The State of Washington is one of the first nationwide to use data from a new multi-state program to upgrade voter registration rolls. The Mercer Island Reporter has more details:

The Office of the Secretary of State and Washington’s 39 County Auditors are breaking new ground in the coming days as they begin updating over 53,000 voter registration records and mail voter registration information to more than 140,000 potentially eligible, but unregistered residents.

Updating such a large number of records and conducting focused registration education recently has become possible, thanks to the Electronic Registration Information Center (ERIC).

ERIC is a non-profit organization that assists states with improving the accuracy of America’s voter rolls and increasing access to voter registration for all eligible citizens. It is governed and managed by states that choose to join, and was formed by seven states in 2012 with assistance from The Pew Charitable Trusts. The seven participating states include Colorado, Delaware, Maryland, Nevada, Utah, Virginia and Washington. More states are expected to join.

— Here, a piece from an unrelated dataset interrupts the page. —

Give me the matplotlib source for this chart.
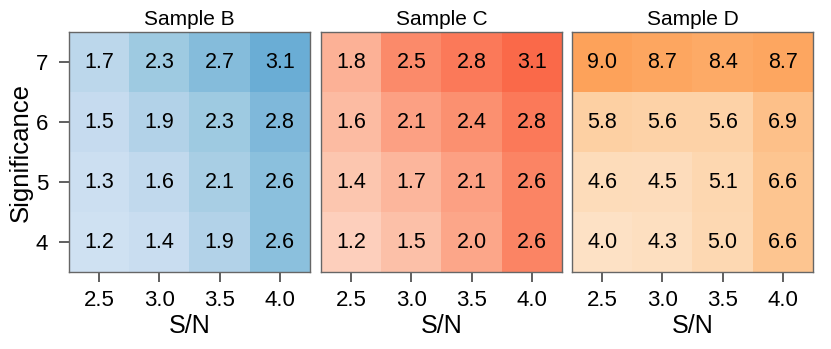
import numpy as np
import matplotlib
matplotlib.use("Agg")
import matplotlib.pyplot as plt

plt.rcParams['font.family'] = ['Liberation Sans', 'DejaVu Sans']

sn_labels = ["2.5", "3.0", "3.5", "4.0"]
sig_labels = ["4", "5", "6", "7"]
titles = ["Sample B", "Sample C", "Sample D"]

# rows: significance 4,5,6,7 ; cols: S/N 2.5,3.0,3.5,4.0
sample_b = [[1.2, 1.4, 1.9, 2.6],
            [1.3, 1.6, 2.1, 2.6],
            [1.5, 1.9, 2.3, 2.8],
            [1.7, 2.3, 2.7, 3.1]]
sample_c = [[1.2, 1.5, 2.0, 2.6],
            [1.4, 1.7, 2.1, 2.6],
            [1.6, 2.1, 2.4, 2.8],
            [1.8, 2.5, 2.8, 3.1]]
sample_d = [[4.0, 4.3, 5.0, 6.6],
            [4.6, 4.5, 5.1, 6.6],
            [5.8, 5.6, 5.6, 6.9],
            [9.0, 8.7, 8.4, 8.7]]

datasets = [sample_b, sample_c, sample_d]
cmaps = ["Blues", "Reds", "Oranges"]
ranges = [(0.2, 0.5), (0.18, 0.5), (0.15, 0.42)]

W, H = 831, 349
fig = plt.figure(figsize=(W / 100, H / 100), dpi=100)
lefts = [69, 321, 572]
aw, ah = 241, 240
top = 32

for i, (data, cm, (lo, hi), title) in enumerate(zip(datasets, cmaps, ranges, titles)):
    ax = fig.add_axes([lefts[i] / W, 1 - (top + ah) / H, aw / W, ah / H])
    arr = np.array(data, dtype=float)
    cmap = plt.get_cmap(cm)
    vmin, vmax = arr.min(), arr.max()
    frac = lo + (hi - lo) * (arr - vmin) / (vmax - vmin)
    colors = cmap(frac)
    ax.imshow(colors, origin="lower", aspect="auto",
              extent=(-0.5, 3.5, -0.5, 3.5), interpolation="nearest")
    for r in range(arr.shape[0]):
        for c in range(arr.shape[1]):
            ax.text(c, r, f"{arr[r, c]:.1f}", ha="center", va="center",
                    fontsize=15.5, color="black")
    ax.set_xlim(-0.5, 3.5)
    ax.set_ylim(-0.5, 3.5)
    ax.set_xticks(range(4))
    ax.set_xticklabels(sn_labels, fontsize=16)
    ax.tick_params(axis="x", length=7, width=1.2, color="#444444", pad=6)
    if i == 0:
        ax.set_yticks(range(4))
        ax.set_yticklabels(sig_labels, fontsize=16)
        ax.tick_params(axis="y", length=7, width=1.2, color="#444444", pad=8)
        ax.set_ylabel("Significance", fontsize=18.5, labelpad=2)
    else:
        ax.set_yticks([])
    ax.set_xlabel("S/N", fontsize=18, labelpad=2)
    ax.set_title(title, fontsize=15, pad=5)
    for s in ax.spines.values():
        s.set_color("#666666")
        s.set_linewidth(1.0)

fig.savefig("out.png", dpi=100)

“ERIC provides states with a powerful new set of tools that improve the accuracy of voter rolls and expand access to voter registration, achieving both goals more efficiently,” Secretary of State Kim Wyman said.

In particular, ERIC’s matching engine flags records that may be out of date because a voter has died or moved:

Using powerful data comparison software, ERIC provides more comprehensive and accurate information by analyzing voter registration and driver identification information from all of the participating states. It also includes national death data from the Social Security Administration.

How much better is data matching through ERIC? In the first ERIC report on deceased voters the new system identified 947 voters that were previously missed. This is about 25 percent more records than Washington finds through its routine processes.

“This outcome demonstrates that ERIC adds real value,” said Shane Hamlin, deputy director of the Elections Division and chair of the ERIC board. “We’ve used national death data for years, but ERIC found more matches than we did. It sounds cliché, but ERIC is a real game changer.”

The other key aspect of the program is the ability to identify eligible but unregistered voters and give them an opportunity to join the rolls – which also provides an opportunity to spot and correct errors in the record:

The Secretary of State will mail eye-catching and informative postcards containing information on how to register to vote to residents who don’t appear to be registered. The postcards include the eligibility requirements for registering, the web address for online registration and a toll-free number if the recipient wants to request a paper form or has questions about the card.

The Secretary’s office mailed similar postcards last fall. Numerous registered voters received that postcard due to date-of-birth errors or name variations in the individual’s record, and as a result, many errors in individual records were corrected. Improvements to the matching software this year should significantly decrease the number of registered voters who mistakenly receive a postcard.

“This year, we make it clear that if you’re already registered, you received the postcard in error. We want these folks to call us so we can see what the error is, for example a typo in the date of birth, and correct it. This mailing is about increasing the number of eligible people registered to vote, not taking people off the rolls,” said Hamlin.

The experience of Washington and other ERIC states will be an important indicator of how well this new approach addresses the problems of efficiency and accuracy that have long been associated with voter registration. Kudos to them and the team at Pew for making this program a reality – and I look forward to hearing more about other states’ experiences as well.